Former President Donald Trump and MAGA ideology are corrupting family values and posing an existential threat to American democracy, according to a Salon piece published Wednesday that accuses Trump of unapologetically echoing fascist and Nazi rhetoric.
The essay, titled “The Trump generation problem: MAGA family values are corrupting children,” was penned by Salon politics staff writer Chauncey DeVega, who warns that “Trumpism and American neofascism” are corrupting societal norms and endangering democracy, thereby constituting a “national emergency.”
Trumpism and American neofascism are a national emergency. The mainstream news media has failed to adapt and even worse are normalizing it. My new @Salon: https://t.co/R8klPR7mfW
— chauncey devega (@chaunceydevega) December 20, 2023
Accusing him of following the “dictator’s playbook,” DeVega laments that the former president “has not been significantly punished or restrained by the courts, yet,” while calling “Dictator Trump’s Hitlerian plans” — including the deployment of American troops to secure the border and enforce immigration laws — “how democracies die.”
He also claims Trump continues to “channel” Nazi leader Adolf Hitler “with his promise to cleanse (White) American society of the ‘vermin’ and human ‘blood pollution’ he believes is caused by non-white undocumented immigrants and migrants.”
In those comments, DeVega claims the former president was not “flirting with” Hitlerism and Nazism, but “almost verbatim quoting Hitler’s ‘Mein Kampf’ and other Nazi language and ideology.”
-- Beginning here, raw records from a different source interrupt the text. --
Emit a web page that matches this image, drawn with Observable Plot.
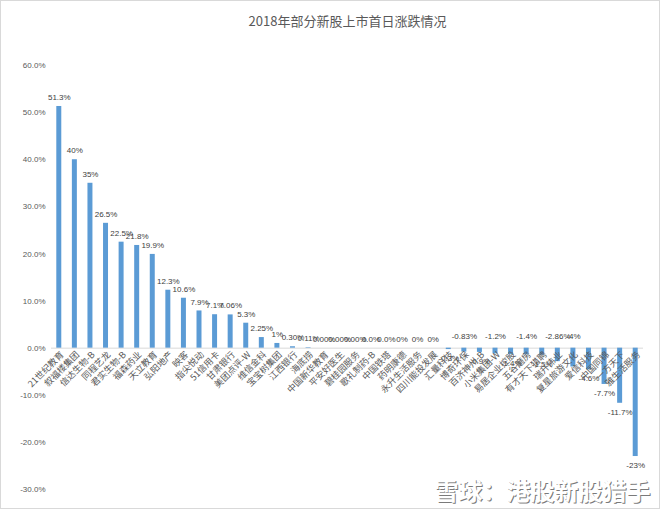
<!DOCTYPE html>
<html>
<head>
<meta charset="utf-8">
<script src="https://cdn.jsdelivr.net/npm/d3@7"></script>
<script src="https://cdn.jsdelivr.net/npm/@observablehq/plot@0.6"></script>
<style>
  html, body { margin: 0; padding: 0; background: #fff; }
  #chart svg { display: block; outline: 1px solid #d9d9d9; outline-offset: -1px; }
</style>
</head>
<body>
<div id="chart"></div>
<script>
const title = "2018年部分新股上市首日涨跌情况";
const watermark = "雪球：港股新股猎手";

const names = [
  "21世纪教育", "叙福楼集团", "信达生物-B", "同程艺龙", "君实生物-B", "福森药业",
  "天立教育", "弘阳地产", "映客", "指尖悦动", "51信用卡", "甘肃银行",
  "美团点评-W", "维信金科", "宝宝树集团", "江西银行", "海底捞", "中国新华教育",
  "平安好医生", "碧桂园服务", "歌礼制药-B", "中国铁塔", "药明康德", "永升生活服务",
  "四川能投发展", "汇量科技", "博奇环保", "百济神州-B", "小米集团-W", "易居企业控股",
  "五谷磨房", "有才天下猎聘", "瑞升伟业", "复星旅游文化", "爱信科技", "中国同锦",
  "一方天下", "雅生活服务"
];

const values = [
  51.3, 40, 35, 26.5, 22.5, 21.8,
  19.9, 12.3, 10.6, 7.9, 7.1, 7.06,
  5.3, 2.25, 1, 0.30, 0.11, 0,
  0, 0, 0, 0, 0, 0,
  0, -0.3, -0.83, -0.9, -1.2, -1.4,
  -1.4, -1.5, -2.86, -4, -4.6, -7.7,
  -11.7, -23
];

const valueLabels = [
  "51.3%", "40%", "35%", "26.5%", "22.5%", "21.8%",
  "19.9%", "12.3%", "10.6%", "7.9%", "7.1%", "7.06%",
  "5.3%", "2.25%", "1%", "0.30%", "0.11%", "0.00%",
  "0.00%", "0.00%", "0.0%", "0.0%", "0%", "0%",
  "0%", "-0.3%", "-0.83%", "-0.9%", "-1.2%", "-1.4%",
  "-1.4%", "-1.5%", "-2.86%", "-4%", "-4.6%", "-7.7%",
  "-11.7%", "-23%"
];

const yTicks = [-30, -20, -10, 0, 10, 20, 30, 40, 50, 60];

const data = names.map((name, i) => ({ name, value: values[i], label: valueLabels[i], i }));
const pos = data.filter(d => d.value >= 0);
// small negative labels alternate: some sit above the zero line, others below the bar end
const negAbove = data.filter(d => d.value < 0 && d.value > -4.5 && !(d.i % 2 === 1 && d.value > -2));
const negBelow = data.filter(d => d.value < 0 && !negAbove.includes(d));

const numFont = "'Liberation Sans', 'Noto Sans CJK SC', sans-serif";
const cjkFont = "'Noto Sans CJK SC', sans-serif";
const valSize = 8;

const chart = Plot.plot({
  width: 660,
  height: 509,
  marginTop: 65,
  marginBottom: 20,
  marginLeft: 51,
  marginRight: 17,
  style: { fontFamily: numFont, fontSize: "8px", background: "#fff" },
  x: { domain: names, paddingInner: 0.68, paddingOuter: 0.34, round: false, axis: null },
  y: { domain: [-30, 60], axis: null },
  marks: [
    Plot.ruleY([0], { stroke: "#d9d9d9", strokeWidth: 1 }),
    Plot.barY(data, { x: "name", y: "value", fill: "#5B9BD5" }),
    Plot.text(pos, { x: "name", y: "value", text: "label", dy: -9, fill: "#404040", fontSize: valSize, fontFamily: numFont }),
    Plot.text(negAbove, { x: "name", y: d => 0, text: "label", dy: -12, fill: "#404040", fontSize: valSize, fontFamily: numFont }),
    Plot.text(negBelow, { x: "name", y: "value", text: "label", dy: 9, fill: "#404040", fontSize: valSize, fontFamily: numFont }),
    Plot.text(data, {
      x: "name", y: d => 0, text: "name", rotate: -45, textAnchor: "end",
      dx: 3, dy: 5, fill: "#595959", fontSize: 9, fontFamily: cjkFont
    }),
    Plot.axisY(yTicks, {
      tickSize: 0, tickPadding: 6, tickFormat: d => d.toFixed(1) + "%",
      fill: "#595959", fontSize: 8, label: null
    }),
    Plot.text([title], {
      frameAnchor: "top", dy: -49, fill: "#595959", fontSize: 13, fontFamily: cjkFont
    }),
    Plot.text([watermark], {
      frameAnchor: "bottom-right", textAnchor: "end", lineAnchor: "middle", dx: 8, dy: 4,
      fill: "#7a7a7a", fontSize: 24, fontWeight: "bold", fontFamily: cjkFont
    }),
    Plot.text([watermark], {
      frameAnchor: "bottom-right", textAnchor: "end", lineAnchor: "middle", dx: 7, dy: 3,
      fill: "#ffffff", fontSize: 24, fontWeight: "bold", fontFamily: cjkFont
    })
  ]
});

document.getElementById("chart").appendChild(chart);
</script>
</body>
</html>
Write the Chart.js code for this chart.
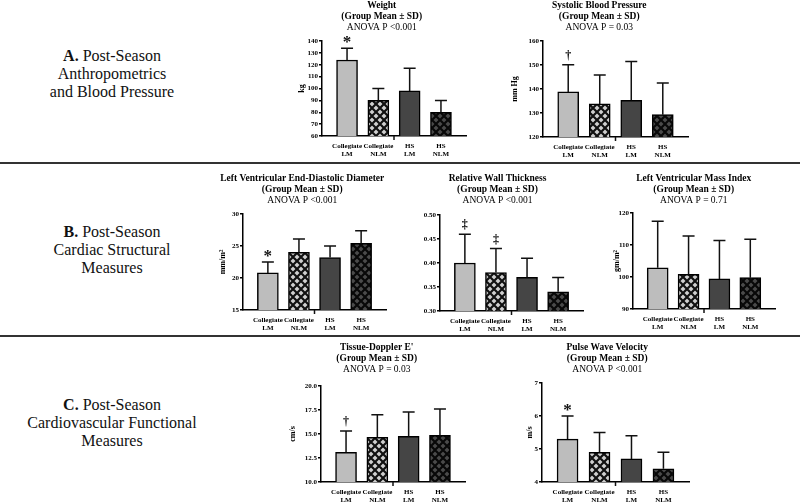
<!DOCTYPE html>
<html>
<head>
<meta charset="utf-8">
<script src="https://cdn.jsdelivr.net/npm/chart.js@4"></script>
<style>
  html, body { margin: 0; padding: 0; background: #fff; }
  body { width: 800px; height: 504px; position: relative; overflow: hidden; font-family: 'Liberation Serif', 'Times New Roman', serif; }
  canvas { position: absolute; }
  .section { position: absolute; left: 0; width: 224px; text-align: center; font-size: 16px; line-height: 18px; color: #111; }
  .rule { position: absolute; left: 0; width: 800px; height: 2px; background: #333; }
</style>
</head>
<body>
<div class="section" style="top:47px"><b>A.</b> Post-Season<br>Anthropometrics<br>and Blood Pressure</div>
<div class="rule" style="top:162px"></div>
<div class="section" style="top:223px"><b>B.</b> Post-Season<br>Cardiac Structural<br>Measures</div>
<div class="rule" style="top:335px"></div>
<div class="section" style="top:396px"><b>C.</b> Post-Season<br>Cardiovascular Functional<br>Measures</div>

<script>
// groupes (identiques pour chaque panneau)
const groupLabels = [['Collegiate', 'LM'], ['Collegiate', 'NLM'], ['HS', 'LM'], ['HS', 'NLM']];

// A. Poids et pression systolique
const weightMean = [124, 90, 98, 80];
const weightSD = [10, 10, 19, 10];
const weightMarks = ['*', '', '', ''];

const sbpMean = [138.8, 133.8, 135.3, 129.3];
const sbpSD = [11.3, 12.0, 16.2, 13.2];
const sbpMarks = ['†', '', '', ''];

// B. Structure cardiaque
const lveddMean = [20.8, 24.0, 23.2, 25.4];
const lveddSD = [1.7, 2.1, 1.8, 2.0];
const lveddMarks = ['*', '', '', ''];

const rwtMean = [0.40, 0.38, 0.37, 0.34];
const rwtSD = [0.06, 0.05, 0.04, 0.03];
const rwtMarks = ['‡', '‡', '', ''];

const lvmiMean = [102.9, 100.8, 99.4, 99.8];
const lvmiSD = [14.5, 12.0, 12.0, 12.0];
const lvmiMarks = ['', '', '', ''];

// C. Fonction cardiovasculaire
const eMean = [13.1, 14.65, 14.75, 14.85];
const eSD = [2.2, 2.35, 2.55, 2.75];
const eMarks = ['†', '', '', ''];

const pwvMean = [5.3, 4.9, 4.7, 4.4];
const pwvSD = [0.7, 0.6, 0.7, 0.5];
const pwvMarks = ['*', '', '', ''];

Chart.defaults.font.family = "'Liberation Serif', 'Times New Roman', serif";
Chart.defaults.color = '#000';

// motif "damier" en diagonale pour les groupes NLM
function makePattern(bg, line) {
  const c = document.createElement('canvas');
  c.width = 8; c.height = 8;
  const g = c.getContext('2d');
  g.fillStyle = bg;
  g.fillRect(0, 0, 8, 8);
  g.strokeStyle = line;
  g.lineWidth = 2.2;
  g.beginPath();
  g.moveTo(-1, -1); g.lineTo(9, 9);
  g.moveTo(-1, 9); g.lineTo(9, -1);
  g.stroke();
  return g.createPattern(c, 'repeat');
}
const barColors = ['#bdbdbd', makePattern('#cfcfcf', '#111'), '#454545', makePattern('#4a4a4a', '#080808')];

// barres d'erreur (moyenne + ET), marques de significativité, tick central
const errBars = {
  id: 'errbars',
  afterDatasetsDraw(chart, args, opts) {
    const ctx = chart.ctx;
    const yS = chart.scales.y, xS = chart.scales.x;
    const meta = chart.getDatasetMeta(0);
    const vals = chart.data.datasets[0].data;
    ctx.save();
    ctx.strokeStyle = '#111';
    ctx.lineWidth = 1.5;
    meta.data.forEach((bar, i) => {
      const top = yS.getPixelForValue(vals[i].y + opts.sd[i]);
      ctx.beginPath();
      ctx.moveTo(bar.x, bar.y);
      ctx.lineTo(bar.x, top);
      ctx.moveTo(bar.x - 6, top);
      ctx.lineTo(bar.x + 6, top);
      ctx.stroke();
      const m = opts.marks[i];
      if (m) {
        ctx.fillStyle = '#111';
        ctx.textAlign = 'center';
        ctx.textBaseline = 'alphabetic';
        if (m === '*') {
          ctx.font = "bold 17px 'Liberation Serif'";
          ctx.fillText(m, bar.x, top - 1);
        } else {
          ctx.font = "bold 12px 'Liberation Serif'";
          ctx.fillText(m, bar.x, top - 6);
        }
      }
    });
    const mx = xS.getPixelForValue(1.5);
    ctx.beginPath();
    ctx.moveTo(mx, chart.chartArea.bottom);
    ctx.lineTo(mx, chart.chartArea.bottom + 4);
    ctx.stroke();
    ctx.restore();
  }
};

function drawPanel(p) {
  const lh = 9;
  const yW = p.yTitleX ? p.axisL - p.yTitleX + lh / 2 : 28;
  const half = Math.max(p.titleX - (p.axisL - yW), p.axisR - p.titleX) + 2;
  const left = Math.round(p.titleX - half);
  const right = Math.round(p.titleX + half);
  const xH = 28;
  const canvas = document.createElement('canvas');
  canvas.width = right - left;
  canvas.height = p.plotB + xH - p.titleTop + 2;
  canvas.style.left = left + 'px';
  canvas.style.top = p.titleTop + 'px';
  document.body.appendChild(canvas);

  new Chart(canvas, {
    type: 'bar',
    data: {
      datasets: [{
        data: p.mean.map((v, i) => ({ x: i, y: v })),
        backgroundColor: barColors,
        borderColor: '#000',
        borderWidth: 1.5,
        barThickness: 21
      }]
    },
    options: {
      responsive: false,
      animation: false,
      devicePixelRatio: 1,
      layout: { padding: { left: p.axisL - yW - left, right: right - p.axisR, top: 0, bottom: 2 } },
      plugins: {
        legend: { display: false },
        tooltip: { enabled: false },
        title: {
          display: true,
          text: [p.title, '(Group Mean ± SD)'],
          font: { size: 9.5, weight: 'bold', lineHeight: '11px' },
          padding: { top: 0, bottom: 0 },
          color: '#000'
        },
        subtitle: {
          display: true,
          text: p.anova,
          font: { size: 9.5, weight: 'normal', lineHeight: '11px' },
          padding: { top: 0, bottom: p.plotT - p.titleTop - 33 },
          color: '#000'
        },
        errbars: { sd: p.sd, marks: p.marks }
      },
      scales: {
        x: {
          type: 'linear',
          min: -0.8,
          max: 3.8,
          offset: false,
          bounds: 'data',
          afterBuildTicks: s => { s.ticks = groupLabels.map((l, i) => ({ value: i })); },
          afterFit: s => { s.height = xH; },
          ticks: {
            callback: v => groupLabels[v],
            font: { size: 7, weight: 'bold', lineHeight: '8px' },
            padding: 6,
            maxRotation: 0,
            autoSkip: false
          },
          grid: { display: true, drawOnChartArea: false, drawTicks: false, offset: false },
          border: { color: '#000', width: 1.5 }
        },
        y: {
          min: p.min,
          max: p.max,
          afterFit: s => { s.width = yW; },
          ticks: {
            stepSize: p.step,
            callback: v => v.toFixed(p.dec),
            font: { size: 7, weight: 'bold' },
            padding: 1
          },
          grid: { display: true, drawOnChartArea: false, drawTicks: true, tickLength: 3, color: '#000', lineWidth: 1.5 },
          border: { color: '#000', width: 1.5 },
          title: {
            display: !!p.yTitle,
            text: p.yTitle,
            font: { size: 8, weight: 'bold', lineHeight: lh + 'px' },
            padding: 0
          }
        }
      }
    },
    plugins: [errBars]
  });
}

drawPanel({ title: 'Weight', anova: 'ANOVA P <0.001', yTitle: 'kg', mean: weightMean, sd: weightSD, marks: weightMarks,
  min: 60, max: 140, step: 10, dec: 0,
  axisL: 322, axisR: 466, plotT: 41, plotB: 136, titleTop: 0, titleX: 392, yTitleX: 302 });
drawPanel({ title: 'Systolic Blood Pressure', anova: 'ANOVA P = 0.03', yTitle: 'mm Hg', mean: sbpMean, sd: sbpSD, marks: sbpMarks,
  min: 120, max: 160, step: 10, dec: 0,
  axisL: 543, axisR: 688, plotT: 41, plotB: 137, titleTop: 0, titleX: 605, yTitleX: 515 });
drawPanel({ title: 'Left Ventricular End-Diastolic Diameter', anova: 'ANOVA P <0.001', yTitle: 'mm/m²', mean: lveddMean, sd: lveddSD, marks: lveddMarks,
  min: 15, max: 30, step: 5, dec: 0,
  axisL: 243, axisR: 386, plotT: 214, plotB: 310, titleTop: 173, titleX: 311, yTitleX: 223 });
drawPanel({ title: 'Relative Wall Thickness', anova: 'ANOVA P <0.001', yTitle: '', mean: rwtMean, sd: rwtSD, marks: rwtMarks,
  min: 0.30, max: 0.50, step: 0.05, dec: 2,
  axisL: 440, axisR: 583, plotT: 215, plotB: 311, titleTop: 173, titleX: 512, yTitleX: 0 });
drawPanel({ title: 'Left Ventricular Mass Index', anova: 'ANOVA P = 0.71', yTitle: 'gm/m²', mean: lvmiMean, sd: lvmiSD, marks: lvmiMarks,
  min: 90, max: 120, step: 10, dec: 0,
  axisL: 633, axisR: 775, plotT: 213, plotB: 309, titleTop: 173, titleX: 697, yTitleX: 617 });
drawPanel({ title: "Tissue-Doppler E'", anova: 'ANOVA P = 0.03', yTitle: 'cm/s', mean: eMean, sd: eSD, marks: eMarks,
  min: 10, max: 20, step: 2.5, dec: 1,
  axisL: 321, axisR: 465, plotT: 386, plotB: 482, titleTop: 342, titleX: 393, yTitleX: 293 });
drawPanel({ title: 'Pulse Wave Velocity', anova: 'ANOVA P <0.001', yTitle: 'm/s', mean: pwvMean, sd: pwvSD, marks: pwvMarks,
  min: 4, max: 7, step: 1, dec: 0,
  axisL: 542, axisR: 689, plotT: 383, plotB: 482, titleTop: 342, titleX: 617, yTitleX: 530 });
</script>
</body>
</html>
“Trump knows exactly what he is saying — and like other autocrats and dictators he means it,” he writes, as he accuses the news media of repeatedly attempting to “downplay and normalize Trump’s increasingly unrestrained evil.”
Citing political writer Jill Lawrence, DeVega warns that Trump presents a “massive challenge today to parents across the ideological spectrum who believe in old-fashioned virtues like respect and civility.”
“Other parents, those who admire Trump, are enthusiastically introducing their kids to the cruel and dangerous MAGA culture, and they appear blind to the harm Trump is doing—both to their families and to the nation,” he continues.
Claiming that Trump “idolizes gangsters and criminals” after the former president made a reference to the indictments of American mobster Al Capone, DeVega declares Trumpism a “generational challenge” that requires “[h]ealing, renewing, and then immunizing American democracy against such forces.”
“The growing and existential danger that such forces represent to American democracy and freedom should be the leading story across the news media,” he writes.
He concludes by urging major news organizations to take a stand against “Trumpian fascism,” suggesting front-page editorials declare that a vote for Trump is a vote against democracy.
The matter comes as progressives face accusations of attempting to divide children from their families and supplanting traditional values with “woke” ones.
The senior Salon writer has a history of expressing radical anti-Republican rhetoric.
In March, DeVega claimed today’s Republican Party and larger “conservative” movement are “waging a fascist war against multiracial pluralist democracy and human freedom.”
In June, he accused the GOP of being a “de facto terrorist organization” as well as the “world’s largest white supremacist” group.
Last year, he said Democrats don’t want unity with the GOP “fascists,” as he accused Republicans of seeking to create a society in which black people “have no rights the white man is bound to respect.”
The senior politics writer also claimed the GOP has morphed from an “evil insect” into a full-blown “terrorist organization,” while accusing Republicans and Trump supporters of seeking a war against American democracy, encouraging widescale violence against the left and minorities, and using “stochastic terrorism” to achieve their aims.
Previously, a shockingly anti-white and anti-Christian Salon piece by DeVega referred to “the Republican fascist movement” as “objectively evil,” hoping that “people of color” die out in the battle against “multiracial democracy,” while accusing “white Christians” of embracing lies, terrorism, white supremacy, and fascism.
In another essay penned by DeVega, the left-wing writer accused Republicans of resembling “good Germans” of the Nazi era — wishing to believe they are decent people while hiding behind “fictions of plausible deniability for the evils committed by their leader,” as he described today’s conservatism as seeking “friendly fascism” masked in an appeal to return to “traditional values.”